I was a chronic peacekeeper as a child. If my siblings got in trouble, I did my best to convince my parents they could spank me instead, just because I thought it’d keep the peace. It never worked (good parenting, Mom and Dad), but that didn’t stop me from trying. I hated conflict. I hated tension. Confrontation was the second level of hell in my mind.
In Matthew 5, Christ speaks to the multitudes when he says, “Blessed are the peacemakers.” Not peacekeepers. Peacemakers. So, what’s the difference? Why does it matter?
I’ve spent the last five years realizing the difference between peacekeeping and peacemaking. Peacekeeping appeases emotions and ignores sin. Peacemaking addresses emotions, lets them exist, but brings sin to the light in a loving way.

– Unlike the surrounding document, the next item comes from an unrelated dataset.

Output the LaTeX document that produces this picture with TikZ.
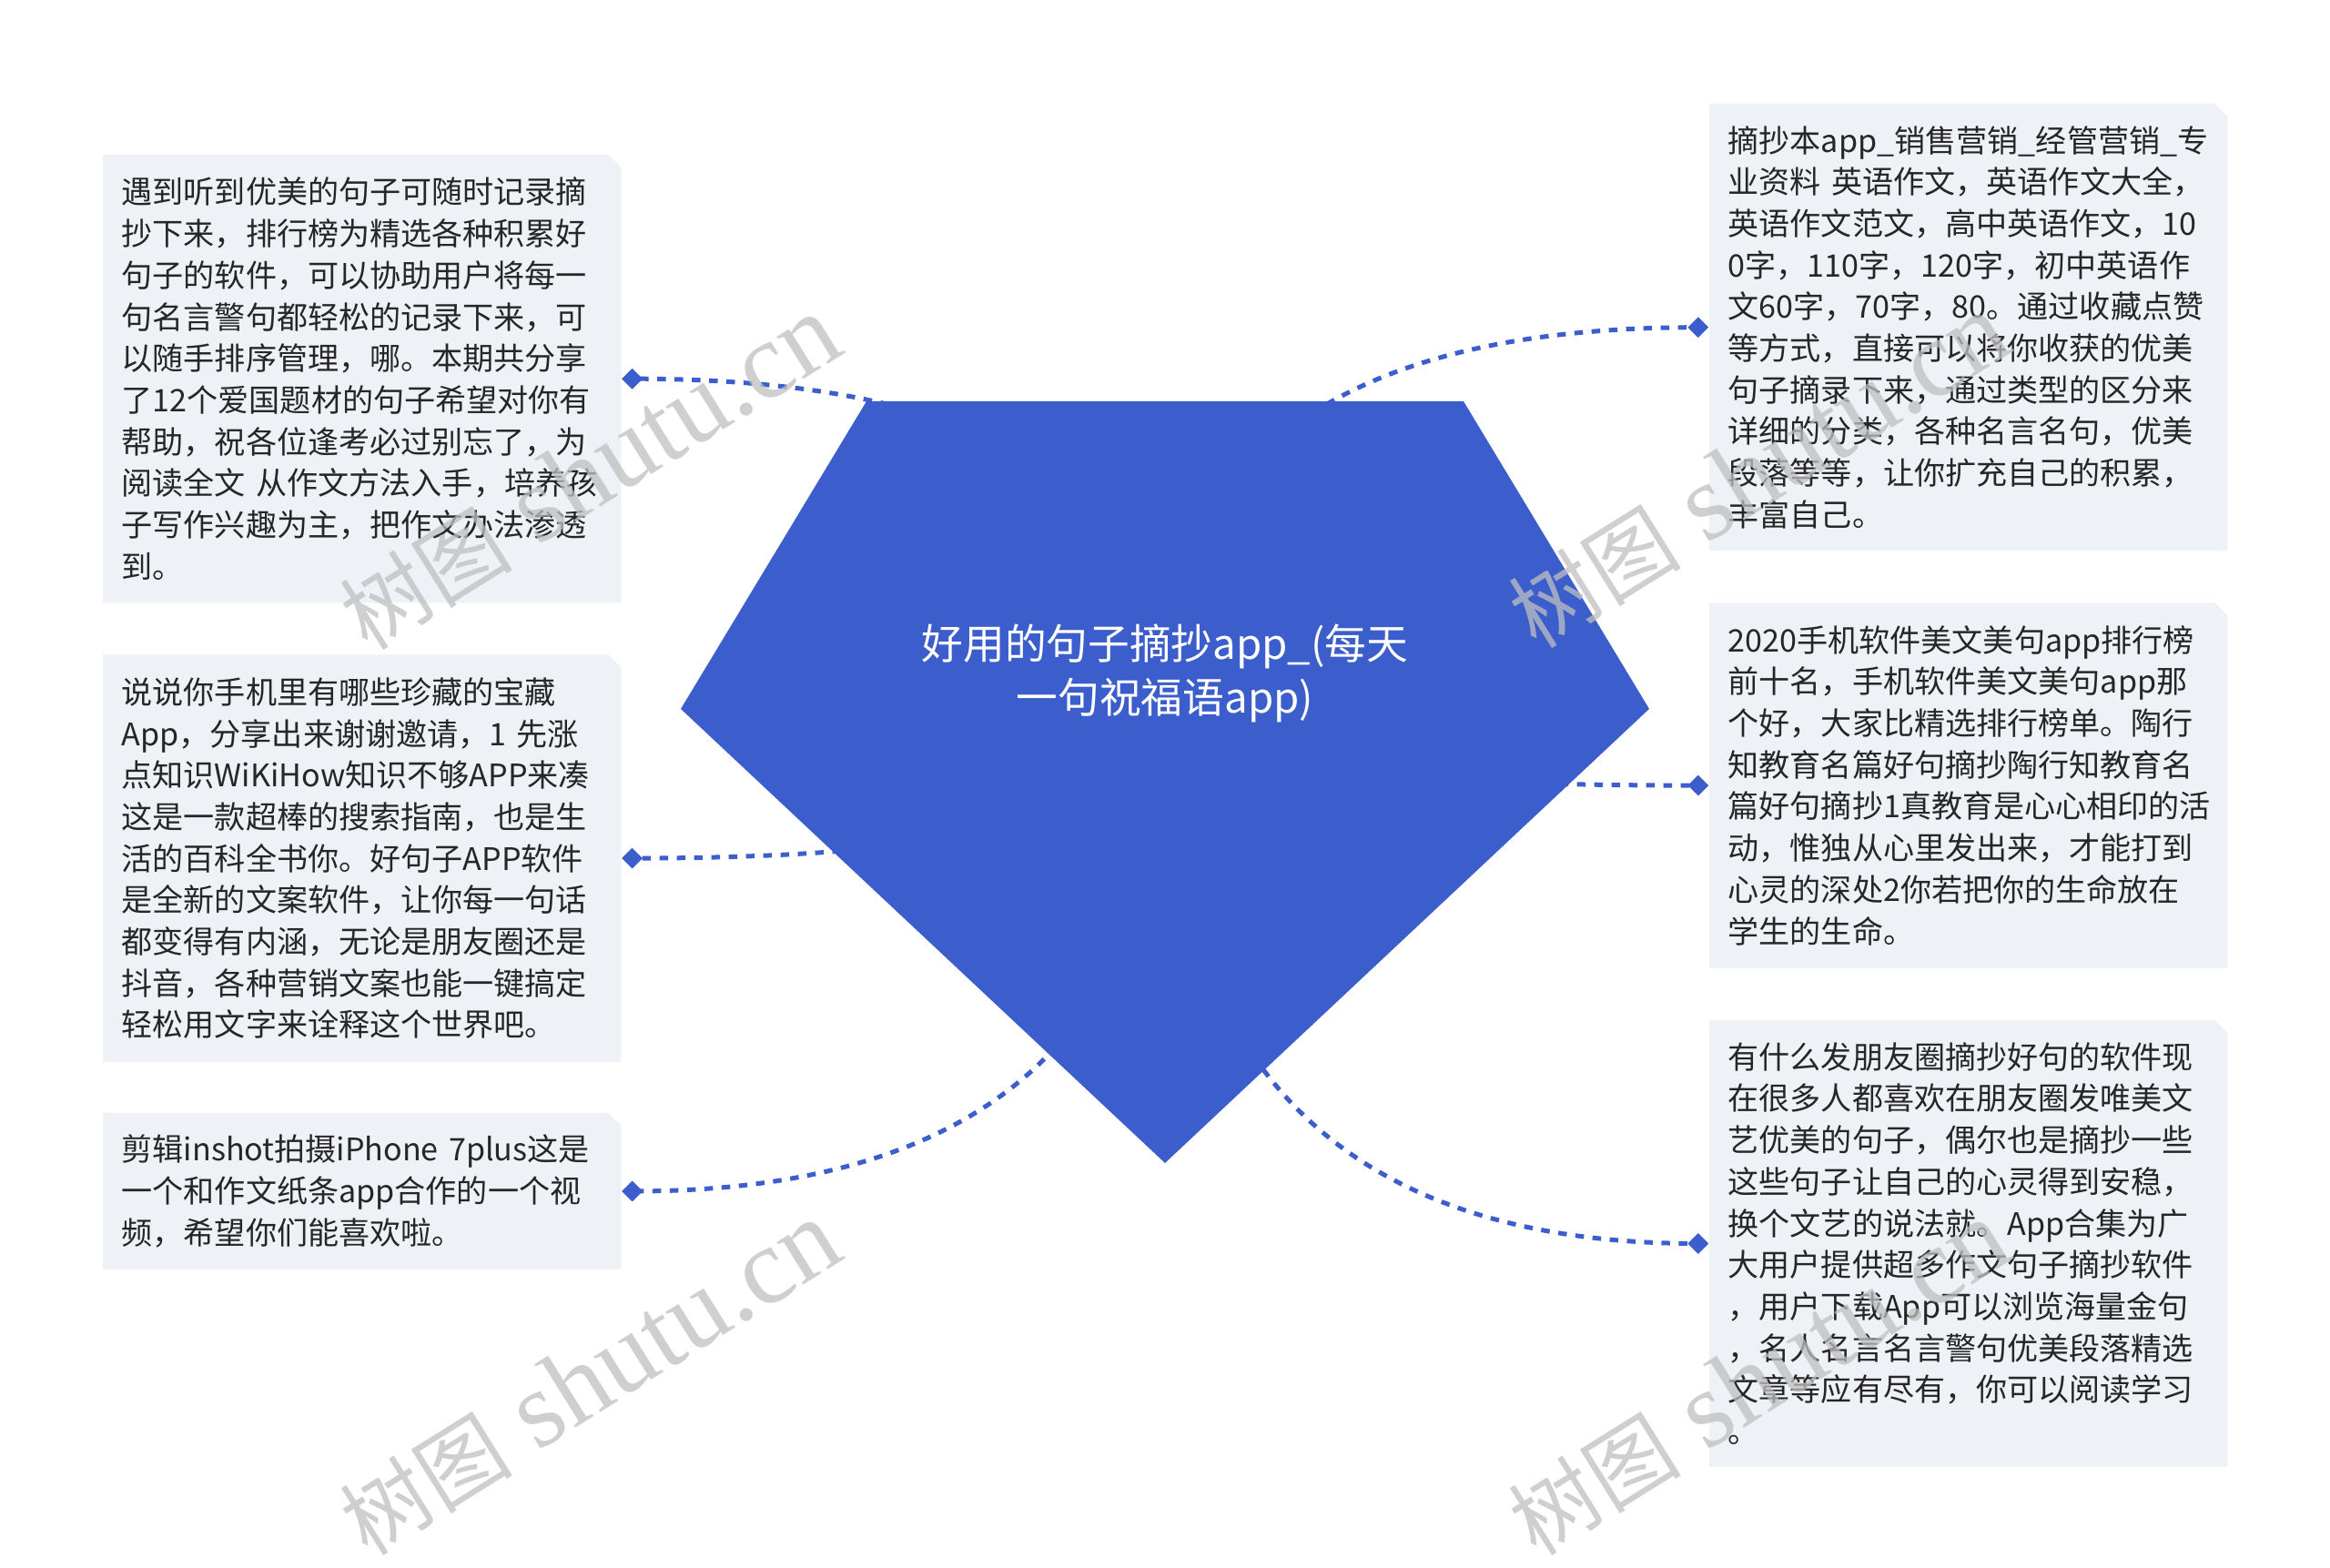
\documentclass[tikz,border=0pt]{standalone}
\usepackage{fontspec}
\setmainfont{Noto Sans CJK SC}
\newfontfamily\cjk{Noto Sans CJK SC}
\newfontfamily\wmfont{Liberation Serif}
\usetikzlibrary{shapes.geometric,positioning,calc,backgrounds}

\definecolor{hubblue}{RGB}{59,94,204}
\definecolor{notefill}{RGB}{238,241,245}
\definecolor{notetext}{RGB}{38,38,38}

\begin{document}
\begin{tikzpicture}[x=0.1mm, y=-0.1mm,
  note/.style={rectangle, text=notetext, align=left, text width=52.8mm,
    inner xsep=2mm, inner ysep=0pt, font=\fontsize{9.7pt}{13pt}\selectfont},
  dot/.style={diamond, fill=hubblue, inner sep=0pt, minimum size=2.3mm},
  link/.style={hubblue, line width=0.5mm, dash pattern=on 0.95mm off 0.95mm},
  title/.style={text=white, align=center, font=\fontsize{13pt}{16.7pt}\selectfont},
  wmark/.style={text=black!25, opacity=0.75, rotate=32,
    font=\wmfont\fontsize{34pt}{34pt}\selectfont}]
\useasboundingbox (0,0) rectangle (2560,1723);

% left notes
\node[note, anchor=north west, minimum height=49.1mm] (l1) at (113,170)
  {遇到听到优美的句子可随时记录摘\\抄下来，排行榜为精选各种积累好\\句子的软件，可以协助用户将每一\\句名言警句都轻松的记录下来，可\\以随手排序管理，哪。本期共分享\\了12个爱国题材的句子希望对你有\\帮助，祝各位逢考必过别忘了，为\\阅读全文 从作文方法入手，培养孩\\子写作兴趣为主，把作文办法渗透\\到。};
\node[note, below=5.7mm of l1, minimum height=44.6mm] (l2)
  {说说你手机里有哪些珍藏的宝藏\\App，分享出来谢谢邀请，1 先涨\\点知识WiKiHow知识不够APP来凑\\这是一款超棒的搜索指南，也是生\\活的百科全书你。好句子APP软件\\是全新的文案软件，让你每一句话\\都变得有内涵，无论是朋友圈还是\\抖音，各种营销文案也能一键搞定\\轻松用文字来诠释这个世界吧。};
\node[note, below=5.6mm of l2, minimum height=17.1mm] (l3)
  {剪辑inshot拍摄iPhone 7plus这是\\一个和作文纸条app合作的一个视\\频，希望你们能喜欢啦。};

% right notes
\node[note, anchor=north west, minimum height=49mm] (r1) at (1878,114)
  {摘抄本app\_销售营销\_经管营销\_专\\业资料 英语作文，英语作文大全，\\英语作文范文，高中英语作文，10\\0字，110字，120字，初中英语作\\文60字，70字，80。通过收藏点赞\\等方式，直接可以将你收获的优美\\句子摘录下来，通过类型的区分来\\详细的分类，各种名言名句，优美\\段落等等，让你扩充自己的积累，\\丰富自己。};
\node[note, below=5.7mm of r1, minimum height=40mm] (r2)
  {2020手机软件美文美句app排行榜\\前十名，手机软件美文美句app那\\个好，大家比精选排行榜单。陶行\\知教育名篇好句摘抄陶行知教育名\\篇好句摘抄1真教育是心心相印的活\\动，惟独从心里发出来，才能打到\\心灵的深处2你若把你的生命放在\\学生的生命。};
\node[note, below=5.7mm of r2, minimum height=49mm] (r3)
  {有什么发朋友圈摘抄好句的软件现\\在很多人都喜欢在朋友圈发唯美文\\艺优美的句子，偶尔也是摘抄一些\\这些句子让自己的心灵得到安稳，\\换个文艺的说法就。App合集为广\\大用户提供超多作文句子摘抄软件\\，用户下载App可以浏览海量金句\\，名人名言名言警句优美段落精选\\文章等应有尽有，你可以阅读学习\\。};

% note backgrounds with the cut corner
\begin{scope}[on background layer]
\foreach \n in {l1,l2,l3,r1,r2,r3}
  \fill[notefill] (\n.south west) -- (\n.north west) -- ([xshift=-1.4mm]\n.north east)
    -- ([yshift=-1.4mm]\n.north east) -- (\n.south east) -- cycle;
\end{scope}

% end markers
\node[dot, right=0mm of l1] (l1d) {};
\node[dot, right=0mm of l2] (l2d) {};
\node[dot, right=0mm of l3] (l3d) {};
\node[dot, left=0mm of r1] (r1d) {};
\node[dot, left=0mm of r2] (r2d) {};
\node[dot, left=0mm of r3] (r3d) {};

% connectors, then the hub drawn over them
\coordinate (hub) at (1280,779);
\foreach \d in {l1d,l2d,l3d,r1d,r2d,r3d}
  \draw[link] (hub) .. controls ($(hub)!.667!(hub |- \d)$) and ($(\d)!.667!(hub |- \d)$) .. (\d.center);
\fill[hubblue] (952,441) -- (1608,441) -- (1812,779) -- (1280,1278) -- (748,779) -- cycle;
\node[title] (topic) at (1280,740) {好用的句子摘抄app\_(每天\\一句祝福语app)};
\foreach \d in {l1d,l2d,l3d,r1d,r2d,r3d}
  \node[dot] at (\d) {};

% watermarks
\node[wmark] (wm1) at (648,520) {{\cjk\fontsize{27pt}{27pt}\selectfont 树图} shutu.cn};
\node[wmark] (wm2) at (648,1515) {{\cjk\fontsize{27pt}{27pt}\selectfont 树图} shutu.cn};
\node[wmark] (wm3) at (1932,518) {{\cjk\fontsize{27pt}{27pt}\selectfont 树图} shutu.cn};
\node[wmark] (wm4) at (1932,1515) {{\cjk\fontsize{27pt}{27pt}\selectfont 树图} shutu.cn};
\end{tikzpicture}
\end{document}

Peacekeeping can literally exist within a lie — as long as things appear good, they are. Sweep hatred, lies, anger, and hurt under the rug. (Smile, Sweetheart, you’ll be okay.) Peacemaking allows for the tension of making things right, even if it takes weeks, months, years or decades and seasons of silence from the other party.
Peacekeeping protects our reality and saves us from needing to make changes. Peacemaking breaks our reality to make it more like the Christ we say we serve and want to honor.
Peacekeeping let’s hurt fester. Peacemaking confronts in love and actively seeks restoration instead of only giving it lip-service.
Just like when I was a kid, peacekeeping only serves our conscience. I tried to make bad situations better, but it would have only made it better on the surface; so no change was made.
What are you? A peacekeeper or a peacemaker? Do we as Christians have what it takes to be a peacemaker in a world which only wants peacekeepers?